### Exercise
Write out every line below that includes the word "matplotlib".
+++ Provided material +++
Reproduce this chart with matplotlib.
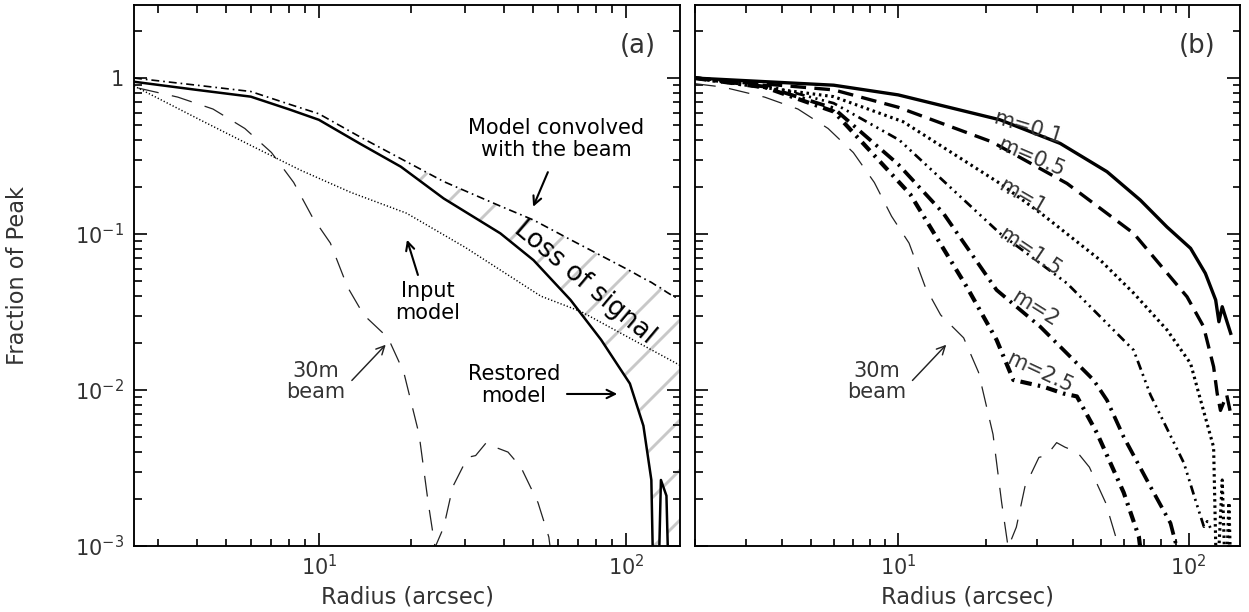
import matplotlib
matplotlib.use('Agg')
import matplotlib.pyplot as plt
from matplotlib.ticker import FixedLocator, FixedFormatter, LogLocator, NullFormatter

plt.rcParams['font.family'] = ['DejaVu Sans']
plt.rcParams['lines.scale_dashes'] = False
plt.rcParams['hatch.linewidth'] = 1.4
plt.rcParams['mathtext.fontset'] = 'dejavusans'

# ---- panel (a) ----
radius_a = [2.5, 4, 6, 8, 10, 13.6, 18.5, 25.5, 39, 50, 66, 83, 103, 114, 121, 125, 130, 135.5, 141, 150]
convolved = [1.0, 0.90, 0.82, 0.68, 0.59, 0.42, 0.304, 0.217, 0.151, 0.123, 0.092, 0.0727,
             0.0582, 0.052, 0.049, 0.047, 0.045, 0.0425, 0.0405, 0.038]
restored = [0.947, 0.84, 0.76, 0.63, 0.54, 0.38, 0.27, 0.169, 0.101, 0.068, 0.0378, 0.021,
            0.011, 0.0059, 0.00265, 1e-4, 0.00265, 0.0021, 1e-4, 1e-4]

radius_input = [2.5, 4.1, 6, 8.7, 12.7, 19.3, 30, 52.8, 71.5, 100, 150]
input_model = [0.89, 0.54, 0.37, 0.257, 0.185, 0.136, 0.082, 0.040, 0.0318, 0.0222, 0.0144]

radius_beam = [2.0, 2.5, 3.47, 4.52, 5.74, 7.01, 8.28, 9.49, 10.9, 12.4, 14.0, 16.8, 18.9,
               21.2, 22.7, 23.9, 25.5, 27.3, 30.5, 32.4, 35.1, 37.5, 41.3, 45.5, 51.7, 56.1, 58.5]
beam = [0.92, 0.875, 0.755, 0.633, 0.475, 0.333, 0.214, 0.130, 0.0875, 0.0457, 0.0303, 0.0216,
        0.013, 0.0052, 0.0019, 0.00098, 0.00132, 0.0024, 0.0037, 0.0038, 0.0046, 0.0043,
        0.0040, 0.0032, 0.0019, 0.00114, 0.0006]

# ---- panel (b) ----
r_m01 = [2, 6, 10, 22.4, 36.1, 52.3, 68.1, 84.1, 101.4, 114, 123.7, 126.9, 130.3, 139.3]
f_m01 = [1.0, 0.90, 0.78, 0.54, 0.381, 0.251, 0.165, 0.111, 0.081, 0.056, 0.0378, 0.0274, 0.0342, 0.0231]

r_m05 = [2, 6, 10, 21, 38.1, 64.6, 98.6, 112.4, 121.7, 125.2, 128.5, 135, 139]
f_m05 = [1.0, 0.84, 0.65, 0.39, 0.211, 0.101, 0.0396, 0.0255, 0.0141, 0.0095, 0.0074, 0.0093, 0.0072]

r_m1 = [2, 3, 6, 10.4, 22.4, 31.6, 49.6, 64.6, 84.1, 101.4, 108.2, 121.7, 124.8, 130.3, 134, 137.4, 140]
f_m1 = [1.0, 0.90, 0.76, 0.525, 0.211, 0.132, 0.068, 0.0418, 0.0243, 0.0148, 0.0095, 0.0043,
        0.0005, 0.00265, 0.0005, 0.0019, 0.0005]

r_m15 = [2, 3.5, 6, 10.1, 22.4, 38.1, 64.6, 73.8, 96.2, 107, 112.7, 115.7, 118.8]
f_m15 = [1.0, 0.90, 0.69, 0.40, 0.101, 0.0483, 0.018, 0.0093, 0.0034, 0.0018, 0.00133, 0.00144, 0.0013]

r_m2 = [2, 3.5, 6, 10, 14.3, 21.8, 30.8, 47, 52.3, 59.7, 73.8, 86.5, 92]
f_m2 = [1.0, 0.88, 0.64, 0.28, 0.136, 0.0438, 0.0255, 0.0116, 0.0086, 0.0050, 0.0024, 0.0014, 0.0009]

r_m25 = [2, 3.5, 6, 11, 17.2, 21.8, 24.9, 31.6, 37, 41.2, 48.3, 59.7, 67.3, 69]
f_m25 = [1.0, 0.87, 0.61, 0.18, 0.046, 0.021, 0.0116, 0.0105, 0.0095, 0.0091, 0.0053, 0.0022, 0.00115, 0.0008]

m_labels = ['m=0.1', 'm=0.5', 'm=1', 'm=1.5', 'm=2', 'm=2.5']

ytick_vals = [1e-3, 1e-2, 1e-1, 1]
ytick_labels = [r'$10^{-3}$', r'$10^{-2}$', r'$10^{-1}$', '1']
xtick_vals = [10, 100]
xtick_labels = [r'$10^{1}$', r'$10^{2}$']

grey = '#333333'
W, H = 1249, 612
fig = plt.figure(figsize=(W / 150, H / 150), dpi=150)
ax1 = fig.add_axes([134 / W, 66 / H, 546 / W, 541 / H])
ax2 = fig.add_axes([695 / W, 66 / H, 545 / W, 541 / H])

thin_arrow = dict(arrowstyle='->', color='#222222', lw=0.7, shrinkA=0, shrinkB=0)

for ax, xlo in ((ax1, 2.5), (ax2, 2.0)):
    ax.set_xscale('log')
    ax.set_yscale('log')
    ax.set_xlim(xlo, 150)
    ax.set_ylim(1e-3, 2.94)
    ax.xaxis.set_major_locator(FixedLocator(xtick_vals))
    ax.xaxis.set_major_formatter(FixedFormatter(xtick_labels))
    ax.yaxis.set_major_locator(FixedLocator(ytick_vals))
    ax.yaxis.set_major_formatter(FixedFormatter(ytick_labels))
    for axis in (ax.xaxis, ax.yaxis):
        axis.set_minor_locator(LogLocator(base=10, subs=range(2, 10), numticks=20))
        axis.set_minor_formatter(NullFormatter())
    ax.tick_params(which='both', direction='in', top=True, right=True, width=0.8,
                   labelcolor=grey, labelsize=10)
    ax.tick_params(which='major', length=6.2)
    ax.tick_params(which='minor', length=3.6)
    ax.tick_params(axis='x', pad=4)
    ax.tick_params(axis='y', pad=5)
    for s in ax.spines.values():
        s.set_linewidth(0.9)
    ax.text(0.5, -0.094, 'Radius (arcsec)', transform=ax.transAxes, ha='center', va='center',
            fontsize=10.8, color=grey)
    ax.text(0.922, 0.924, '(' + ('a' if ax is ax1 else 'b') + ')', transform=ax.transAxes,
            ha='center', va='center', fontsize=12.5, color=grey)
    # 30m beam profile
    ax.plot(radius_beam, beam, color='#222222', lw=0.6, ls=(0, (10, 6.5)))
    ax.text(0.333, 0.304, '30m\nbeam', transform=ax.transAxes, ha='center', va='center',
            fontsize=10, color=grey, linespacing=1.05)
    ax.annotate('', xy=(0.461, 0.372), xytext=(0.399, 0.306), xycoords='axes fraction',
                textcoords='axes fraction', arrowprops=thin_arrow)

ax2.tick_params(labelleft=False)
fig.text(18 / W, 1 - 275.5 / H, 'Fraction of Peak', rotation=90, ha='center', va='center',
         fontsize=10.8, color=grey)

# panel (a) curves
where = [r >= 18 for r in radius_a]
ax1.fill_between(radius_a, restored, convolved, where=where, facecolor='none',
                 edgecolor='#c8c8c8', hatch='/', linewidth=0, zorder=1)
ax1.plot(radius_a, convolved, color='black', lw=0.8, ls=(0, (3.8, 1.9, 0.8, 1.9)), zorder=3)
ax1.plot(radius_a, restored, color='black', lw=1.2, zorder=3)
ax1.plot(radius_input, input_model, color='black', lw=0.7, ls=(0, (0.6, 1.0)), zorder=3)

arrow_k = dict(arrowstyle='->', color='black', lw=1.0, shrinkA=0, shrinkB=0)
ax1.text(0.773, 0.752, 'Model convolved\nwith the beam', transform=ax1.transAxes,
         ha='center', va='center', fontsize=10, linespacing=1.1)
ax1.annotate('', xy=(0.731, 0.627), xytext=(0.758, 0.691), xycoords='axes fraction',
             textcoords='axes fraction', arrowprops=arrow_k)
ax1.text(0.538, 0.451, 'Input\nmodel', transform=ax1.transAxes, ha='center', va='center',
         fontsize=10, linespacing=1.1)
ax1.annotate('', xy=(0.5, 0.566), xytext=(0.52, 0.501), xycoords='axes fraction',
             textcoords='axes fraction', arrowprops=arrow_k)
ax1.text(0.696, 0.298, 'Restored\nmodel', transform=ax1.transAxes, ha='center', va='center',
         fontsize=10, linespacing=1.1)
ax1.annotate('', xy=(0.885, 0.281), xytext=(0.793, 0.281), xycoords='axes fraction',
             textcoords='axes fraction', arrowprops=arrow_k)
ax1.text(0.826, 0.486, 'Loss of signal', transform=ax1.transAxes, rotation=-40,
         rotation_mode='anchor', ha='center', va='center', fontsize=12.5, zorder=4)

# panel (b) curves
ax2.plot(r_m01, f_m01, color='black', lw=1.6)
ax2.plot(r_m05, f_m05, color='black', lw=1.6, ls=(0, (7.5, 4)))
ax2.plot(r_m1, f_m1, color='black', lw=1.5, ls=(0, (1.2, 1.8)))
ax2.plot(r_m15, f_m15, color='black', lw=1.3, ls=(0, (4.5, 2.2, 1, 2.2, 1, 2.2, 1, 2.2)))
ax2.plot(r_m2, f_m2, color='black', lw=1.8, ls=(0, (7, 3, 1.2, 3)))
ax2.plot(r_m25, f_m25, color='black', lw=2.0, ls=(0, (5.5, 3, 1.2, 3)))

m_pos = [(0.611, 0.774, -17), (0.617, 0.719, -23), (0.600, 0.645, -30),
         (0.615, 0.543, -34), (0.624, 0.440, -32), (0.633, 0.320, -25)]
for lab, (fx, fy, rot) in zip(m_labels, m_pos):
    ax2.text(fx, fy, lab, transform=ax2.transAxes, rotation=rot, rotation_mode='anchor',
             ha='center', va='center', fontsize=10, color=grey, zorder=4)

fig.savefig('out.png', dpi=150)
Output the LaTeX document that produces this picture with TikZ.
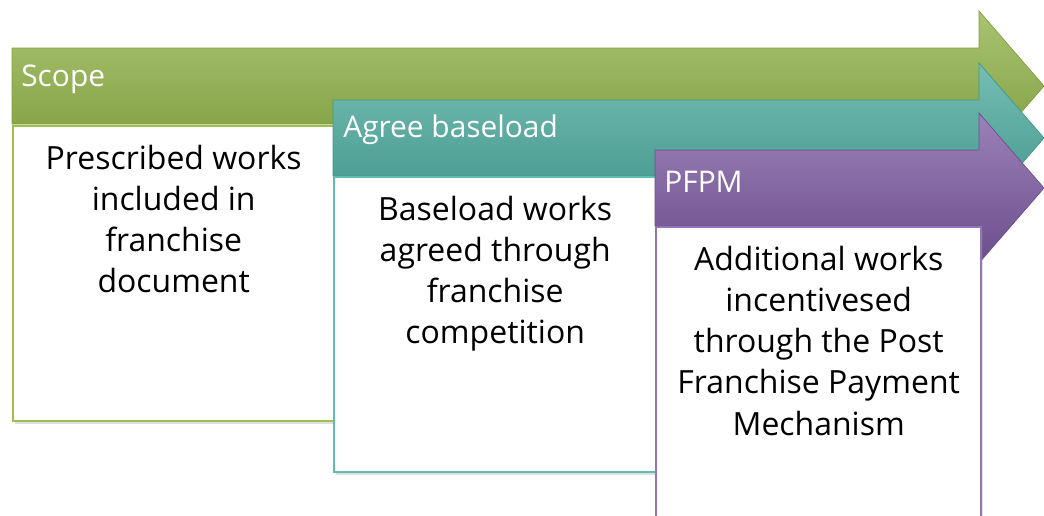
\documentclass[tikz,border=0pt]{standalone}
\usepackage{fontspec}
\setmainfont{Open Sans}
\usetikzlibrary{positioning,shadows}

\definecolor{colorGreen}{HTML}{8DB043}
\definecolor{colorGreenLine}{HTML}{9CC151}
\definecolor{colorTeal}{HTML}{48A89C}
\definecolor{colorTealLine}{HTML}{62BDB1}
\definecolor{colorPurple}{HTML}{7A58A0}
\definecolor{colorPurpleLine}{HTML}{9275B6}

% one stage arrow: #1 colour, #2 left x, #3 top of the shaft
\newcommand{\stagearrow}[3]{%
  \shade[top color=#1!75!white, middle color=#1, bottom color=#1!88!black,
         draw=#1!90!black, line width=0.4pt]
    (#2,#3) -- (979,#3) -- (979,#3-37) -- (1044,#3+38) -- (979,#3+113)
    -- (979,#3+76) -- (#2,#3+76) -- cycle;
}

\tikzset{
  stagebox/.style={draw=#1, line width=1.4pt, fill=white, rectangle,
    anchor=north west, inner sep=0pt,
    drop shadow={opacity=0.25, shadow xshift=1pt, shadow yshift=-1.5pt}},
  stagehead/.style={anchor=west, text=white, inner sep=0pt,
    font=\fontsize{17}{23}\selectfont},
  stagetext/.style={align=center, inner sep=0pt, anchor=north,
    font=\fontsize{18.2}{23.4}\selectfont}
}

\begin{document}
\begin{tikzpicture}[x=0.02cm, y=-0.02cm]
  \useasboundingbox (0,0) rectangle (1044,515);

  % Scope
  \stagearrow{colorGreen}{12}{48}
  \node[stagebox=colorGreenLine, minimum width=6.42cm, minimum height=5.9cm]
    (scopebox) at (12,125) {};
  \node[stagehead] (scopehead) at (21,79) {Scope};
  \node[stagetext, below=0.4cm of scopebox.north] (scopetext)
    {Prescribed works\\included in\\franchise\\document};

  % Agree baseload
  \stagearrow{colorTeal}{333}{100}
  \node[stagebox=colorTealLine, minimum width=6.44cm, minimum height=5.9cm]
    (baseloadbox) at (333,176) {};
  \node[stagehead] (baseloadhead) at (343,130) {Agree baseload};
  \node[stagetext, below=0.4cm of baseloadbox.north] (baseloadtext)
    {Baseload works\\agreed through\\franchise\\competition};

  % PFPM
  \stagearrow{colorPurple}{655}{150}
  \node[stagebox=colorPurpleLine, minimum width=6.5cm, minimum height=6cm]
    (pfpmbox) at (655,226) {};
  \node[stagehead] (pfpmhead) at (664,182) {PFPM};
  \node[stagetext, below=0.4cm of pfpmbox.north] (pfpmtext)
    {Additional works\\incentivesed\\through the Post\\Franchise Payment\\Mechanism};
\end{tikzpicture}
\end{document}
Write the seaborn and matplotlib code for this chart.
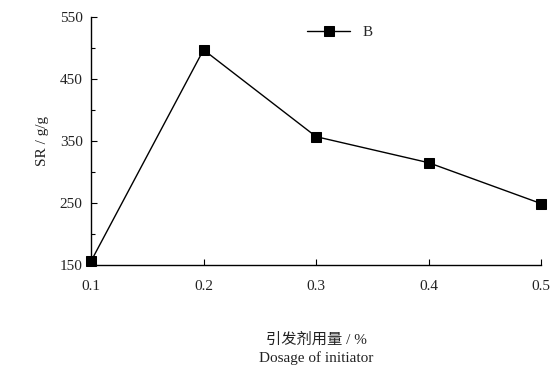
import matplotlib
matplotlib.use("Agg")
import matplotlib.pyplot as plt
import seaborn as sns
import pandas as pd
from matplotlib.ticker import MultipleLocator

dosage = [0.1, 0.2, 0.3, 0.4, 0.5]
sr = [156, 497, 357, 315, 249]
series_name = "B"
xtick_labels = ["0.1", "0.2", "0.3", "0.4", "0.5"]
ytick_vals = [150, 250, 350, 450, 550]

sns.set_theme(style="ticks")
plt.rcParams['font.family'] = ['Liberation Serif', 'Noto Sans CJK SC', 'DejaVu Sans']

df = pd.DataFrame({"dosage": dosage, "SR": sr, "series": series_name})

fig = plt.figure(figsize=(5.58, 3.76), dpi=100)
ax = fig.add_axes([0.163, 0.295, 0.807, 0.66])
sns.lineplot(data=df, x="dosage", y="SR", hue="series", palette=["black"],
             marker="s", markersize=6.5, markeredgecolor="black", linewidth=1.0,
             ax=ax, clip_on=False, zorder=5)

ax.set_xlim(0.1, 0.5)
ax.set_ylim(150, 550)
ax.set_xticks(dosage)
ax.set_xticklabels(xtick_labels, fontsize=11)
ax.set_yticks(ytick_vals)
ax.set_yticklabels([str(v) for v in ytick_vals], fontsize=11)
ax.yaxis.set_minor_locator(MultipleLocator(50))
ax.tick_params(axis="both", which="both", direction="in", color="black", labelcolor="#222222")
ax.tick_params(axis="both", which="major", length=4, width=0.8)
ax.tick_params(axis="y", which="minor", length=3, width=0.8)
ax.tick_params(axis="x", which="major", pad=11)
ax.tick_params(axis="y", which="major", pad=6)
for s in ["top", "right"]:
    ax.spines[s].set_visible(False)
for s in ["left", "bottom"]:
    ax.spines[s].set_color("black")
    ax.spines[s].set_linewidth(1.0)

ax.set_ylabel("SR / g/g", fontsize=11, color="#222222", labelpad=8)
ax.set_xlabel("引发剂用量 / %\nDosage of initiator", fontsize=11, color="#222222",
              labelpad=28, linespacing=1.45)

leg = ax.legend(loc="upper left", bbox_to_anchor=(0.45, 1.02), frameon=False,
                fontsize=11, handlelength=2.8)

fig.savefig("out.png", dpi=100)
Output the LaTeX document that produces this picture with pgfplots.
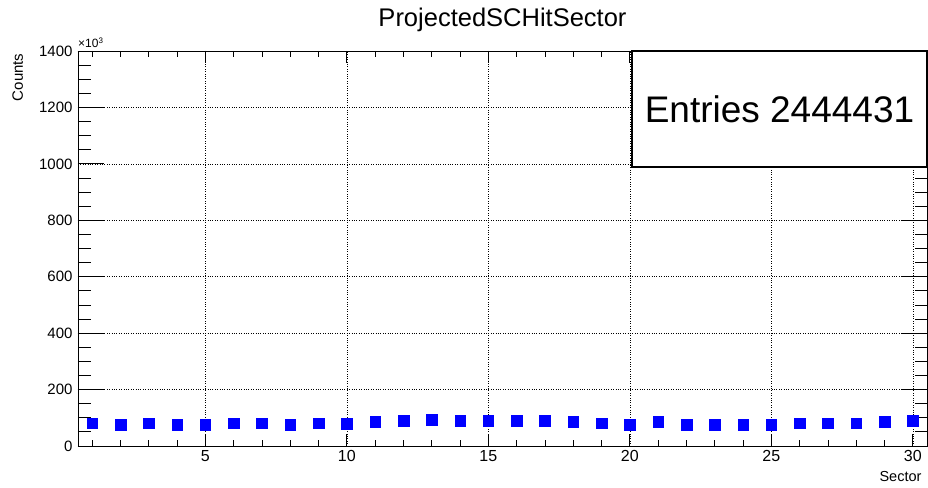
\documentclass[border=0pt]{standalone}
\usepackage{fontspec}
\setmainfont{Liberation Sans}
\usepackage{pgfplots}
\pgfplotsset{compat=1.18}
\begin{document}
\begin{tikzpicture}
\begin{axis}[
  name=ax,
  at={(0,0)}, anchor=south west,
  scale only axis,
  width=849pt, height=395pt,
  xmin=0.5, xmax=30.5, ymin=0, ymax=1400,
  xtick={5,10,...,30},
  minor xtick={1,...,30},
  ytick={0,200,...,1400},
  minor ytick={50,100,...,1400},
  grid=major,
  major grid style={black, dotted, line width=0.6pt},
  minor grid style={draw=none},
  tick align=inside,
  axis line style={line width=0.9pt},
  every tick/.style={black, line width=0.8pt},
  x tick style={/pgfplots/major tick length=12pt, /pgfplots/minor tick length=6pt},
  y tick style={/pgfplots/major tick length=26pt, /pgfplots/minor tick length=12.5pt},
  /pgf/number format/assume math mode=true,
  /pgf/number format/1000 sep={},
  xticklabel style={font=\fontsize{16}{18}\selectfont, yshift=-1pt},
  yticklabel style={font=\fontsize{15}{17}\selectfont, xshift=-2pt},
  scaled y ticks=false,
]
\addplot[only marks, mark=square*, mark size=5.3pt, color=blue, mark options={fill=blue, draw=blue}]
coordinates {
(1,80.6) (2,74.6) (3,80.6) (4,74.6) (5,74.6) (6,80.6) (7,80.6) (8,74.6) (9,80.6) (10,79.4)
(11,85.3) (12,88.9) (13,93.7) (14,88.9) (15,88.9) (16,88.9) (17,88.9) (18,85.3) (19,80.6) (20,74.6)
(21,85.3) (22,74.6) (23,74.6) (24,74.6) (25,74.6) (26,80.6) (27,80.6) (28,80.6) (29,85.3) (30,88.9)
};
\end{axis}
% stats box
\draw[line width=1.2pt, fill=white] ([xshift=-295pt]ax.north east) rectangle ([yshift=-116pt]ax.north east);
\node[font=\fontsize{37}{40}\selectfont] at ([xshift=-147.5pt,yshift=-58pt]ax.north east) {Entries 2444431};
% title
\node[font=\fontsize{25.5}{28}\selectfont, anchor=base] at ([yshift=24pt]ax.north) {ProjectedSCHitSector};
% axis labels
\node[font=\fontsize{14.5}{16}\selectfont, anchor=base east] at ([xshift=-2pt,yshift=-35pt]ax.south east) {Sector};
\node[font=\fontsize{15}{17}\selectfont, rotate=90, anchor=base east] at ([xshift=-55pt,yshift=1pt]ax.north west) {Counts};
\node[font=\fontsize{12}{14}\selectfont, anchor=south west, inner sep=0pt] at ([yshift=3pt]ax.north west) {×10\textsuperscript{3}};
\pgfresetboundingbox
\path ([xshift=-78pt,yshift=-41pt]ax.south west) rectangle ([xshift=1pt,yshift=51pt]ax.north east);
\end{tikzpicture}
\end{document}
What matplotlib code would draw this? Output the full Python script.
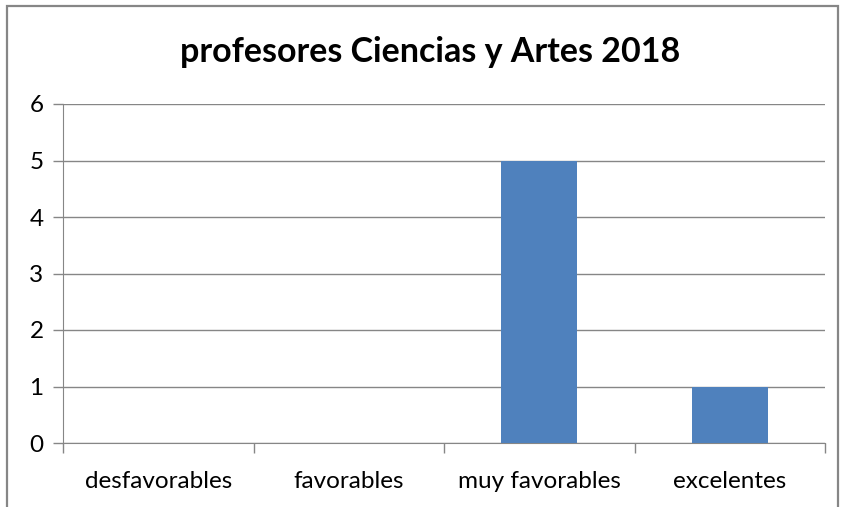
+++
### Correct answer
Reproduce this chart with matplotlib.
import matplotlib
matplotlib.use('Agg')
import matplotlib.pyplot as plt
from matplotlib.ticker import FixedLocator, FixedFormatter, LogLocator, NullFormatter
Write the seaborn and matplotlib code for this chart.
import matplotlib
matplotlib.use("Agg")
import matplotlib.pyplot as plt
from matplotlib.ticker import MultipleLocator
What matplotlib code would draw this? Output the full Python script.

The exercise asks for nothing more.